Jersey widens AML/CFT scope
Jersey has widened the scope of its AML/CFT regime to include private funds.
There is no material change for Jersey public funds (entities offered to more than 50 LPs), or any Jersey managers/GPs of those funds that were previously obligated to comply with the regime.
Private fund entities, which now find themselves in scope, will need to register with the Jersey Financial Services Commission through an online portal via their designated service provider (DSP).
Robert Milner, partner at Carey Olsen, commented on what this means in practice: “The DSP will now in most cases have to wear an extra hat – the AML service provider. While there is an extra requirement to register, most of the AML work needed will already have been done as it is an existing administrative obligation.”
The change in scope also affects Jersey entities acting as a trustee. Milner added: “This change is particularly relevant to family offices that hold their structures through trusts and do not currently have a local administrator appointed. This will be a tiny fraction as the vast majority of Jersey entities have an administrator appointed.”
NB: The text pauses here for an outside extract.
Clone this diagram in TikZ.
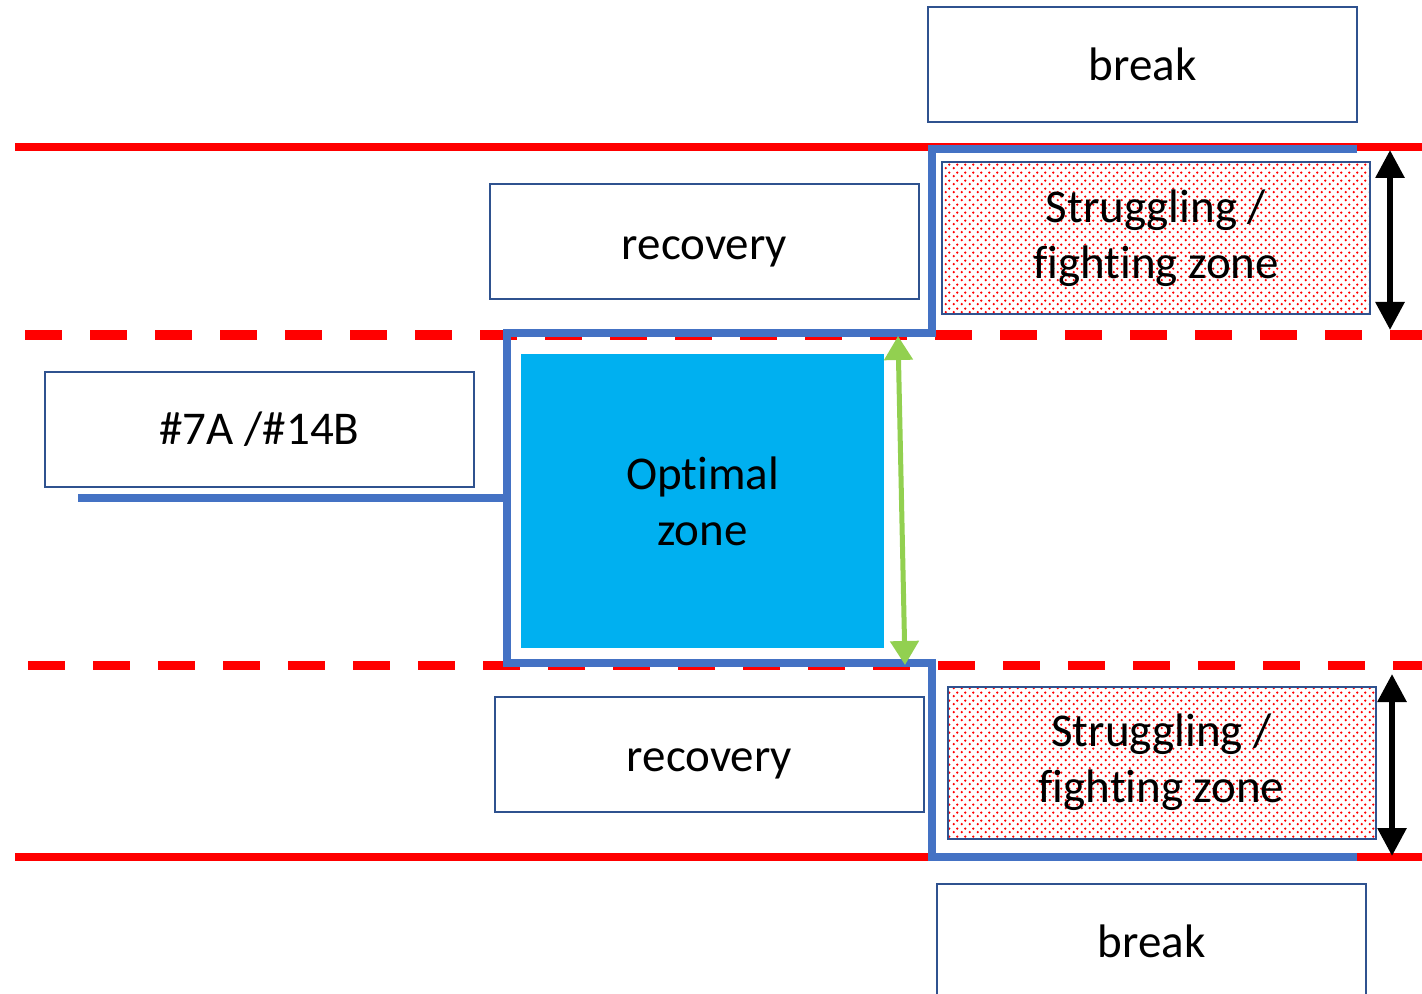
\documentclass[tikz,border=0pt]{standalone}
\usepackage{fontspec}
\setmainfont{Carlito}[RawFeature=-liga]
\usetikzlibrary{patterns,arrows.meta}
\definecolor{lineblue}{HTML}{4472C4}
\definecolor{boxblue}{HTML}{2F528F}
\definecolor{optblue}{HTML}{00B0F0}
\definecolor{arrgreen}{HTML}{92D050}
\definecolor{redline}{HTML}{FF0000}
\pgfdeclarepatternformonly{reddots}{\pgfqpoint{0pt}{0pt}}{\pgfqpoint{4pt}{4pt}}{\pgfqpoint{4pt}{4pt}}{%
  \pgfpathcircle{\pgfqpoint{1pt}{1pt}}{0.7pt}%
  \pgfpathcircle{\pgfqpoint{3pt}{3pt}}{0.7pt}%
  \pgfusepath{fill}}
\tikzset{
  txt/.style={font=\fontsize{23.5}{28}\selectfont, align=center, inner sep=0pt},
  box/.style={draw=boxblue, line width=1pt, fill=white, inner sep=0pt,
    minimum width=214.5pt, minimum height=57.5pt, txt},
  strugglebox/.style={box, pattern=reddots, pattern color=redline, minimum width=214pt, minimum height=76pt},
  optbox/.style={fill=optblue, inner sep=0pt, minimum width=181.5pt, minimum height=147pt, txt},
  redsolid/.style={draw=redline, line width=4pt},
  reddash/.style={draw=redline, line width=4.5pt, dash pattern=on 18.5pt off 14pt},
  bluepath/.style={draw=lineblue, line width=4pt, line join=miter},
  blackarrow/.style={draw=black, line width=3pt, {Triangle[width=14pt,length=14pt]}-{Triangle[width=14pt,length=14pt]}},
  greenarrow/.style={draw=arrgreen, line width=2.5pt, {Triangle[width=14pt,length=12pt]}-{Triangle[width=14pt,length=12pt]}},
}
\begin{document}
\begin{tikzpicture}[x=0.5pt,y=-0.5pt]
\clip (0,0) rectangle (1422,994);
\fill[white] (0,0) rectangle (1422,994);
% red lines
\draw[redsolid] (15,147) -- (1422,147);
\draw[redsolid] (15,857) -- (1422,857);
\draw[reddash] (25,335) -- (1422,335);
\draw[reddash] (28,665) -- (1422,665);
% boxes
\node[box] (break1) at (1142.5,64.5) {break};
\node[box, label={[txt,yshift=-5pt]center:recovery}] (rec1) at (704.5,242) {};
\node[box] (id) at (259.5,429.5) {\#7A /\#14B};
\node[box, label={[txt,yshift=-5pt]center:recovery}] (rec2) at (709.5,754) {};
\node[box] (break2) at (1151.5,941.5) {break};
\node[strugglebox] (str1) at (1156,238) {Struggling /\\fighting zone};
\node[strugglebox] (str2) at (1161.5,762.5) {Struggling /\\fighting zone};
\node[optbox] (opt) at (702.5,501) {Optimal\\zone};
% blue path
\draw[bluepath] (1357,149) -- (932,149) -- (932,333) -- (507,333) -- (507,663) -- (932,663) -- (932,857) -- (1357,857);
\draw[bluepath] (507,498) -- (78,498);
% arrows
\coordinate (ga1) at (898,336);
\coordinate (ga2) at (905,665);
\draw[greenarrow] (ga1) -- (ga2);
\coordinate (ba1) at (1390,150);
\coordinate (ba2) at (1390,330);
\draw[blackarrow] (ba1) -- (ba2);
\coordinate (ba3) at (1392,674);
\coordinate (ba4) at (1392,856);
\draw[blackarrow] (ba3) -- (ba4);
\end{tikzpicture}
\end{document}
Entities now in scope of the regime include:
- Jersey private fund structures and their functionaries (such as trustee, general partner manager or investment adviser)
- SPV trustees
- SPV general partners to structures with third-party investors
- Managers and investment advisers to structures with third-party investors
- Certain securities issuance vehicles
- Vehicles lending to third parties.
Potential in-scope activities that could affect GPs include lending, portfolio management, funds and fund services, investing, administering or managing funds or money, among others.
The regime requires the adoption of AML/CFT policies and procedures, the appointment of a money laundering reporting officer and money laundering compliance officer, and the performance of customer due diligence measures.
The purpose of the update is to align more closely with Financial Taskforce Recommendations.
Firms that are no longer exempt from the regime have until 30 June 2023 to comply with the new requirements. New entities will be obliged to comply from the offset.
The AML/CFT handbook was previously updated in June 2022, creating a new offence of failure to prevent money laundering.